## GOAL
Go through the data below and copy it exactly, skipping every picture.

* begin GIVEN DATA *

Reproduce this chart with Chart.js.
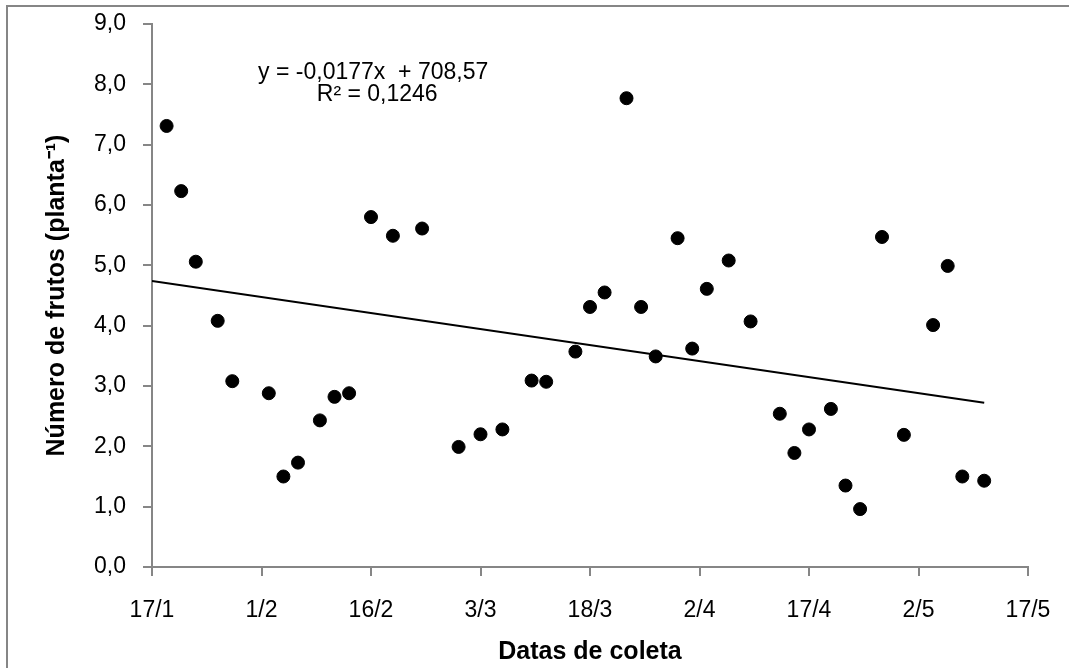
<!DOCTYPE html>
<html lang="pt">
<head>
<meta charset="utf-8">
<title>Número de frutos por data de coleta</title>
<script src="https://cdn.jsdelivr.net/npm/chart.js@4/dist/chart.umd.min.js"></script>
<style>
  html, body { margin: 0; padding: 0; background: #fff; }
  #wrap { position: relative; width: 1069px; height: 668px; }
</style>
</head>
<body>
<div id="wrap"><canvas id="frutosChart" width="1069" height="668"></canvas></div>
<script>
// --- Dados: dias contados a partir de 17/1 e número de frutos por planta ---
const diasColeta = [2, 4, 6, 9, 11, 16, 18, 20, 23, 25, 27, 30, 33, 37, 42, 45, 48, 52, 54, 58, 60,
                    62, 65, 67, 69, 72, 74, 76, 79, 82, 86, 88, 90, 93, 95, 97, 100, 103, 107, 109, 111, 114];
const numFrutos = [7.31, 6.23, 5.06, 4.08, 3.08, 2.88, 1.50, 1.73, 2.43, 2.82, 2.88, 5.80, 5.49, 5.61, 1.99, 2.20, 2.28, 3.09, 3.07, 3.57, 4.31,
                   4.55, 7.77, 4.31, 3.49, 5.45, 3.62, 4.61, 5.08, 4.07, 2.54, 1.89, 2.28, 2.62, 1.35, 0.96, 5.47, 2.19, 4.01, 4.99, 1.50, 1.43];

// rótulos do eixo X (a cada 15 dias)
const rotulosDatas = ['17/1', '1/2', '16/2', '3/3', '18/3', '2/4', '17/4', '2/5', '17/5'];

// linha de tendência: inclinação da equação (frutos/dia) e valor no início do eixo (17/1)
const inclinacao = -0.0177;
const tendenciaInicio = 4.74;
const tendenciaDias = [0, 114];
const textoEquacao = 'y = -0,0177x  + 708,57';
const textoR2 = 'R² = 0,1246';

const pontos = diasColeta.map((d, i) => ({ x: d, y: numFrutos[i] }));
const tendencia = tendenciaDias.map(d => ({ x: d, y: tendenciaInicio + inclinacao * d }));

const CINZA = '#868686';
const fonteBase = "'Liberation Sans', Arial, sans-serif";

// moldura externa e texto da equação
const extrasPlugin = {
  id: 'extras',
  beforeDraw(chart) {
    const ctx = chart.ctx;
    ctx.save();
    ctx.fillStyle = '#fff';
    ctx.fillRect(0, 0, chart.width, chart.height);
    ctx.strokeStyle = CINZA;
    ctx.lineWidth = 2;
    ctx.strokeRect(7, 6, chart.width + 20, chart.height + 20);
    ctx.restore();
  },
  afterDraw(chart) {
    const ctx = chart.ctx;
    const x = chart.scales.x.getPixelForValue(30.3);
    const y = chart.scales.y.getPixelForValue(8.2);
    ctx.save();
    ctx.fillStyle = '#000';
    ctx.font = '23px ' + fonteBase;
    ctx.textAlign = 'center';
    ctx.textBaseline = 'middle';
    ctx.fillText(textoEquacao, x, y);
    ctx.fillText(textoR2, x + 4, y + 22);
    ctx.restore();
  }
};

new Chart(document.getElementById('frutosChart'), {
  type: 'scatter',
  data: {
    datasets: [
      {
        label: 'Número de frutos',
        data: pontos,
        backgroundColor: '#000',
        borderColor: '#000',
        pointRadius: 6.5,
        pointHoverRadius: 6.5,
        showLine: false
      },
      {
        label: 'Linear',
        data: tendencia,
        showLine: true,
        borderColor: '#000',
        borderWidth: 2,
        pointRadius: 0,
        fill: false
      }
    ]
  },
  options: {
    responsive: false,
    animation: false,
    events: [],
    layout: { padding: { top: 24, right: 41, left: 0, bottom: 0 } },
    plugins: {
      legend: { display: false },
      tooltip: { enabled: false }
    },
    scales: {
      x: {
        type: 'linear',
        min: 0,
        max: 120,
        afterFit(scale) {
          scale.height = 101;
          scale.paddingLeft = 0;
          scale.paddingRight = 0;
        },
        afterBuildTicks(scale) {
          scale.ticks = rotulosDatas.map((_, i) => ({ value: i * 15 }));
        },
        ticks: {
          color: '#000',
          padding: 21,
          maxRotation: 0,
          autoSkip: false,
          font: { family: fonteBase, size: 23 },
          callback: (v) => rotulosDatas[Math.round(v / 15)]
        },
        grid: { drawOnChartArea: false, color: CINZA, lineWidth: 2, tickLength: 9 },
        border: { color: CINZA, width: 2 },
        title: {
          display: true,
          text: 'Datas de coleta',
          color: '#000',
          font: { family: fonteBase, size: 25, weight: 'bold' },
          padding: { top: 0, bottom: 1 }
        }
      },
      y: {
        min: 0,
        max: 9,
        afterFit(scale) {
          scale.width = 152;
          scale.paddingTop = 0;
          scale.paddingBottom = 0;
        },
        ticks: {
          stepSize: 1,
          color: '#000',
          padding: 17,
          font: { family: fonteBase, size: 23 },
          callback: (v) => v.toFixed(1).replace('.', ',')
        },
        grid: { drawOnChartArea: false, color: CINZA, lineWidth: 2, tickLength: 9 },
        border: { color: CINZA, width: 2 },
        title: {
          display: true,
          text: 'Número de frutos (planta⁻¹)',
          color: '#000',
          font: { family: fonteBase, size: 25, weight: 'bold' },
          padding: { top: 42, bottom: 0 }
        }
      }
    }
  },
  plugins: [extrasPlugin]
});
</script>
</body>
</html>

* end GIVEN DATA *

## REPLY
Reproduce this chart with Chart.js.
<!DOCTYPE html>
<html lang="pt">
<head>
<meta charset="utf-8">
<title>Número de frutos por data de coleta</title>
<script src="https://cdn.jsdelivr.net/npm/chart.js@4/dist/chart.umd.min.js"></script>
<style>
  html, body { margin: 0; padding: 0; background: #fff; }
  #wrap { position: relative; width: 1069px; height: 668px; }
</style>
</head>
<body>
<div id="wrap"><canvas id="frutosChart" width="1069" height="668"></canvas></div>
<script>
// --- Dados: dias contados a partir de 17/1 e número de frutos por planta ---
const diasColeta = [2, 4, 6, 9, 11, 16, 18, 20, 23, 25, 27, 30, 33, 37, 42, 45, 48, 52, 54, 58, 60,
                    62, 65, 67, 69, 72, 74, 76, 79, 82, 86, 88, 90, 93, 95, 97, 100, 103, 107, 109, 111, 114];
const numFrutos = [7.31, 6.23, 5.06, 4.08, 3.08, 2.88, 1.50, 1.73, 2.43, 2.82, 2.88, 5.80, 5.49, 5.61, 1.99, 2.20, 2.28, 3.09, 3.07, 3.57, 4.31,
                   4.55, 7.77, 4.31, 3.49, 5.45, 3.62, 4.61, 5.08, 4.07, 2.54, 1.89, 2.28, 2.62, 1.35, 0.96, 5.47, 2.19, 4.01, 4.99, 1.50, 1.43];

// rótulos do eixo X (a cada 15 dias)
const rotulosDatas = ['17/1', '1/2', '16/2', '3/3', '18/3', '2/4', '17/4', '2/5', '17/5'];

// linha de tendência: inclinação da equação (frutos/dia) e valor no início do eixo (17/1)
const inclinacao = -0.0177;
const tendenciaInicio = 4.74;
const tendenciaDias = [0, 114];
const textoEquacao = 'y = -0,0177x  + 708,57';
const textoR2 = 'R² = 0,1246';

const pontos = diasColeta.map((d, i) => ({ x: d, y: numFrutos[i] }));
const tendencia = tendenciaDias.map(d => ({ x: d, y: tendenciaInicio + inclinacao * d }));

const CINZA = '#868686';
const fonteBase = "'Liberation Sans', Arial, sans-serif";

// moldura externa e texto da equação
const extrasPlugin = {
  id: 'extras',
  beforeDraw(chart) {
    const ctx = chart.ctx;
    ctx.save();
    ctx.fillStyle = '#fff';
    ctx.fillRect(0, 0, chart.width, chart.height);
    ctx.strokeStyle = CINZA;
    ctx.lineWidth = 2;
    ctx.strokeRect(7, 6, chart.width + 20, chart.height + 20);
    ctx.restore();
  },
  afterDraw(chart) {
    const ctx = chart.ctx;
    const x = chart.scales.x.getPixelForValue(30.3);
    const y = chart.scales.y.getPixelForValue(8.2);
    ctx.save();
    ctx.fillStyle = '#000';
    ctx.font = '23px ' + fonteBase;
    ctx.textAlign = 'center';
    ctx.textBaseline = 'middle';
    ctx.fillText(textoEquacao, x, y);
    ctx.fillText(textoR2, x + 4, y + 22);
    ctx.restore();
  }
};

new Chart(document.getElementById('frutosChart'), {
  type: 'scatter',
  data: {
    datasets: [
      {
        label: 'Número de frutos',
        data: pontos,
        backgroundColor: '#000',
        borderColor: '#000',
        pointRadius: 6.5,
        pointHoverRadius: 6.5,
        showLine: false
      },
      {
        label: 'Linear',
        data: tendencia,
        showLine: true,
        borderColor: '#000',
        borderWidth: 2,
        pointRadius: 0,
        fill: false
      }
    ]
  },
  options: {
    responsive: false,
    animation: false,
    events: [],
    layout: { padding: { top: 24, right: 41, left: 0, bottom: 0 } },
    plugins: {
      legend: { display: false },
      tooltip: { enabled: false }
    },
    scales: {
      x: {
        type: 'linear',
        min: 0,
        max: 120,
        afterFit(scale) {
          scale.height = 101;
          scale.paddingLeft = 0;
          scale.paddingRight = 0;
        },
        afterBuildTicks(scale) {
          scale.ticks = rotulosDatas.map((_, i) => ({ value: i * 15 }));
        },
        ticks: {
          color: '#000',
          padding: 21,
          maxRotation: 0,
          autoSkip: false,
          font: { family: fonteBase, size: 23 },
          callback: (v) => rotulosDatas[Math.round(v / 15)]
        },
        grid: { drawOnChartArea: false, color: CINZA, lineWidth: 2, tickLength: 9 },
        border: { color: CINZA, width: 2 },
        title: {
          display: true,
          text: 'Datas de coleta',
          color: '#000',
          font: { family: fonteBase, size: 25, weight: 'bold' },
          padding: { top: 0, bottom: 1 }
        }
      },
      y: {
        min: 0,
        max: 9,
        afterFit(scale) {
          scale.width = 152;
          scale.paddingTop = 0;
          scale.paddingBottom = 0;
        },
        ticks: {
          stepSize: 1,
          color: '#000',
          padding: 17,
          font: { family: fonteBase, size: 23 },
          callback: (v) => v.toFixed(1).replace('.', ',')
        },
        grid: { drawOnChartArea: false, color: CINZA, lineWidth: 2, tickLength: 9 },
        border: { color: CINZA, width: 2 },
        title: {
          display: true,
          text: 'Número de frutos (planta⁻¹)',
          color: '#000',
          font: { family: fonteBase, size: 25, weight: 'bold' },
          padding: { top: 42, bottom: 0 }
        }
      }
    }
  },
  plugins: [extrasPlugin]
});
</script>
</body>
</html>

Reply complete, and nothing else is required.